Startups have successfully had their users create value for them in a number of ways. Here are four :
- They pay you ! Pretty obvious – they pay for the service which you provide to them. (Investors, of course, love this !) They may entice users in with a simple free basic service – then add charges for increased levels of support like SurveyMonkey. Charge by subscription or by usage, or combine the two.
- They create content. The most obvious examples are Facebook, Twitter and YouTube, where the content is the bait through which they create a thriving market, and through it deliver advertising revenues. YouTube’s adverts are directly linked to content, Facebook and other services put the adverts into a feed.

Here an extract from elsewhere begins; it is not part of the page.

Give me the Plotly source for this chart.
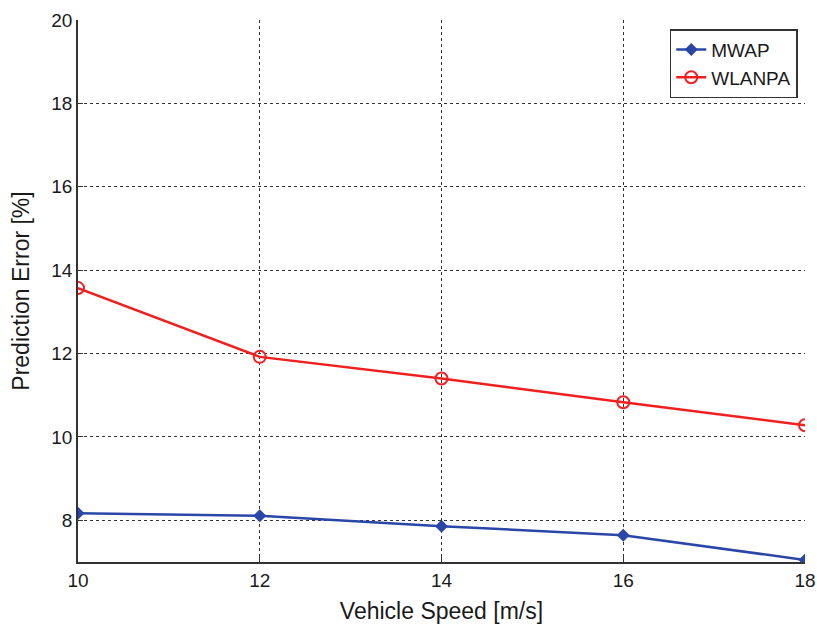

- They provide eyeballs. These users don’t have to be active in any way other than reading the content. Adopted by online publications, eyeballs are the means to extract increased advertising income.
- They introduce other users. LinkedIn uses a model where they provide a free service and have their users invite all their contacts. This drove LinkedIn’s stellar growth. The more users they have, the more effective their service is – and the more likely it is that “power” users will emerge who will want to pay for the service. Similarly Dropbox “shared folders” is a key part of the product which effectively “demo’s” the service to other users who may then subscribe. Most services have a “sharing” option through which they have their users can invite others to take part.
These four can be deployed in different combinations :
- YouTube : 2 and 3 (and to some extent 4)
- Dropbox : 1 and 4
- Facebook : 2, 3, and 4
- But hat’s off to LinkedIn – they use 1, 2, 3 and 4 – and have built a business which can capitalise on all 4 models, and through which these reinforce each other.